El segundo banco de madera
La barra de labios de Ángeles y los artículos de Delibes
A ver si hoy se me logra. Tras el paréntesis ecológico del pasado domingo, obligado por la actualidad de la Cumbre del Clima en Madrid, ... vuelvo al vallisoletano parque municipal de Campo Grande, y lo hago para sentarme, junto a Miguel Delibes, en un banco de madera que está en la plazoleta de la Fuente de la Fama: «El segundo de la derecha entrando por la Pajarera», en recuerdos del escritor.
Que fue el banco donde Miguel y Ángeles de Castro se hicieron novios en septiembre de 1939. «A Ángeles la conocí –transcribo en mi biografía 'Miguel Delibes de cerca'– cuando ella contaba quince años. Era tan bella, grácil y alegre que, a pesar de ser aún una niña, tenía ya una legión de moscones alrededor. Nos enamoramos. Y fue el nuestro un noviazgo de prueba, pues en los primeros tiempos no disponíamos de una peseta y nos pasábamos la vida en un banco de Campo Grande mirándonos a los ojos, hermosa actividad hoy incomprendida».

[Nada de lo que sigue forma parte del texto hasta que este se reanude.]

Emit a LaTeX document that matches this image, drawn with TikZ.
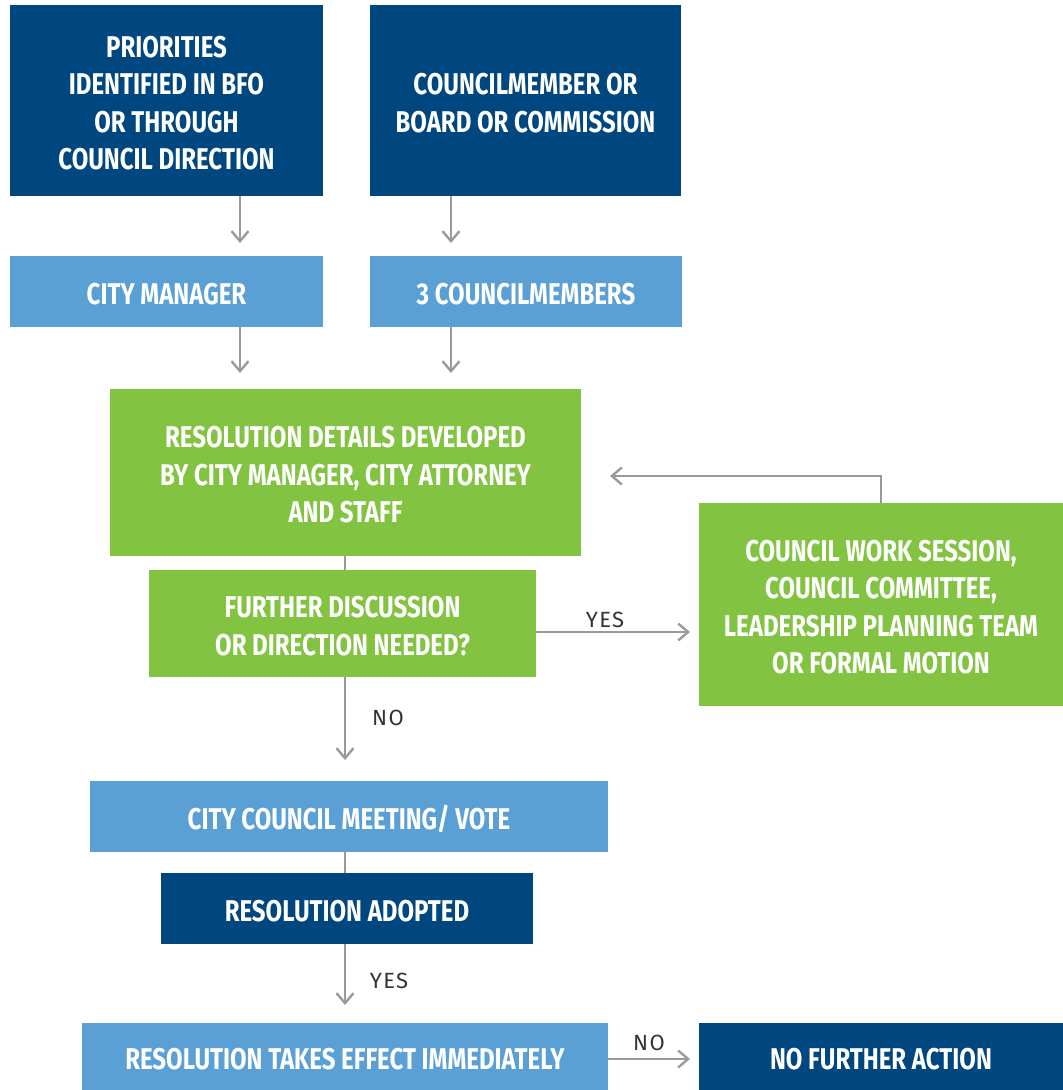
\documentclass[tikz,border=0pt]{standalone}
\usepackage{fontspec}
\setmainfont{Fira Sans}[FakeStretch=0.8]
\newfontfamily\notefont{Fira Sans}[LetterSpace=6]
\usetikzlibrary{arrows.meta}
\definecolor{navy}{HTML}{00467F}
\definecolor{sky}{HTML}{5AA0D5}
\definecolor{leaf}{HTML}{82C341}
\definecolor{wire}{HTML}{9A9A9A}
\definecolor{note}{HTML}{333333}
\tikzset{
  box/.style={rectangle, inner sep=0pt, outer sep=0pt, text=white, align=center,
    font=\bfseries\fontsize{30}{37.5}\selectfont},
  % text block of #1 lines (37.5pt pitch, cap height 20.7pt), set slightly below centre
  lines/.style={text height={(#1-1)*37.5pt+25.7pt}, text depth=0pt},
  navybox/.style={box, fill=navy},
  skybox/.style={box, fill=sky},
  leafbox/.style={box, fill=leaf},
  arr/.style={draw=wire, line width=2.4pt, -{Straight Barb[length=10pt,width=17pt,line width=2.4pt]}},
  link/.style={draw=wire, line width=2.4pt},
  lbl/.style={text=note, inner sep=0pt, font=\notefont\fontsize{22}{26}\selectfont}
}
\begin{document}
\begin{tikzpicture}[x=1pt,y=-1pt]
\useasboundingbox (0,0) rectangle (1063,1090);

% top row
\node[navybox, lines=4, minimum width=313pt, minimum height=191pt] (A) at (166.5,100.5)
  {PRIORITIES\\IDENTIFIED IN BFO\\OR THROUGH\\COUNCIL DIRECTION};
\node[navybox, lines=2, minimum width=311pt, minimum height=191pt] (B) at (525.5,100.5)
  {COUNCILMEMBER OR\\BOARD OR COMMISSION};

% second row
\node[skybox, lines=1, minimum width=313pt, minimum height=71pt] (C) at (166.5,291.5) {CITY MANAGER};
\node[skybox, lines=1, minimum width=312pt, minimum height=71pt] (D) at (526,291.5) {3 COUNCILMEMBERS};

% green block
\node[leafbox, lines=3, minimum width=471pt, minimum height=167pt] (E) at (345.5,472.5)
  {RESOLUTION DETAILS DEVELOPED\\BY CITY MANAGER, CITY ATTORNEY\\AND STAFF};
\node[leafbox, lines=2, minimum width=387pt, minimum height=107pt] (F) at (342.5,623.5)
  {FURTHER DISCUSSION\\OR DIRECTION NEEDED?};
\node[leafbox, lines=4, minimum width=364pt, minimum height=203pt] (G) at (881,604.5)
  {COUNCIL WORK SESSION,\\COUNCIL COMMITTEE,\\LEADERSHIP PLANNING TEAM\\OR FORMAL MOTION};

% lower chain
\node[skybox, lines=1, minimum width=518pt, minimum height=71pt] (H) at (349,816.5) {CITY COUNCIL MEETING/ VOTE};
\node[navybox, lines=1, minimum width=372pt, minimum height=71pt] (I) at (347,908.5) {RESOLUTION ADOPTED};
\node[skybox, lines=1, minimum width=526pt, minimum height=67pt] (J) at (345,1056.5) {RESOLUTION TAKES EFFECT IMMEDIATELY};
\node[navybox, lines=1, minimum width=364pt, minimum height=67pt] (K) at (881,1056.5) {NO FURTHER ACTION};

% arrow end points
\coordinate (ta) at (240,243);
\coordinate (tb) at (451,243);
\coordinate (ma) at (240,373);
\coordinate (mb) at (451,373);
\coordinate (back) at (610,476);
\coordinate (yes) at (690,632);
\coordinate (no) at (345,760);
\coordinate (adopt) at (345,1005);
\coordinate (stop) at (690,1059);

% connectors
\draw[arr] (ta |- A.south) -- (ta);
\draw[arr] (tb |- B.south) -- (tb);
\draw[arr] (ma |- C.south) -- (ma);
\draw[arr] (mb |- D.south) -- (mb);
\draw[link] (no |- E.south) -- (no |- F.north);
\draw[arr] (F.east |- yes) -- (yes);
\draw[arr] (G.north) -- (G.north |- back) -- (back);
\draw[arr] (no |- F.south) -- (no);
\draw[link] (no |- H.south) -- (no |- I.north);
\draw[arr] (adopt |- I.south) -- (adopt);
\draw[arr] (J.east |- stop) -- (stop);

% branch labels
\node[lbl] (l1) at (605,620) {YES};
\node[lbl] (l2) at (388,718) {NO};
\node[lbl] (l3) at (389,981) {YES};
\node[lbl] (l4) at (649,1043) {NO};
\end{tikzpicture}
\end{document}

Contamos con dos fotografías del banco aludido por Delibes, y que también yo recojo en mi biografía delibeana. En la primera está sentada Ángeles, joven y guapa, instantánea tomada más o menos en aquel tiempo del noviazgo. Y en la segunda, en la segunda fotografía, ocupa el banco Miguel, con 83 años. Tomada en 2003 y reproducida en esta página. El implacable paso del tiempo se aprecia no solo en la edad de los retratados, sino incluso en la morfología del propio banco del parque. Reposa Ángeles en el primigenio, el de 1939, austero y esquemático; mientras Miguel lo hace en un banco de ahora, de los que todavía puede contemplar el paseante hodierno.
Miguel Delibes no solía prestarse demasiado a hablar de su esposa Ángeles. Incluso cuando yo le tiraba de la lengua se hacía el remolón. Daba la sensación de que era un sentimiento exclusivamente suyo, y que no tenía por qué compartirlo con nadie. Solo cuando espontáneamente dejaba él traslucir algún recuerdo, alguna confidencia, prestaba yo oído atento, incluso como sin darle mayor importancia ni apostillar nada por mi cuenta, no fuera a romperse el sortilegio.
Tomar la lección
Como aquel día en que Miguel esbozó una sonrisa y musitó:
–¿Sabes de qué me estoy acordando? De cuando, lo mismo que nosotros dos ahora, paseaba yo con Ángeles, por este mismo parque, aún novios, mientras ella me tomaba la lección.
–No..., no lo pillo, Miguel.
–Sí, yo estaba entonces preparando oposiciones a la Escuela de Comercio, y el temario era extensísimo y farragoso. Ella, mientras paseábamos de aquí para allá, me preguntaba este o el otro artículo, seguidos o salteados, y yo los recitaba de carrerilla para memorizarlos. ¿Y sabes qué hacía Ángeles entre tanto? Punteaba los artículos recitados con su barra de labios.
–¿Con el lápiz de... labios?
–Como te lo digo. Iba punteando los artículos repasados, de modo que cuando llegó la fecha de las oposiciones, todos los artículos del temario tenían al menos dos puntos rojos, y algunos hasta media docena. Lo que significaba que todos me habían sido preguntados y recitados por mí alguna vez. Dicho bien y pronto: que logré aprenderme los más de mil artículos del Código de Comercio a base de endurecer Ángeles y yo los gemelos y los cuádriceps.
–Como ahora nosotros dos, ¿no? Aunque sin temario que aprenderse ni recitar de memoria.
No dije más. Ni Miguel tampoco. Aunque quedó claro que el banco de madera de Campo Grande tenía la virtud de remover los recuerdos e incluso la añoranza del escritor.
El segundo banco a la derecha de la plazuela de la Fuente de la Fama, entrando desde la Pajarera. Ese.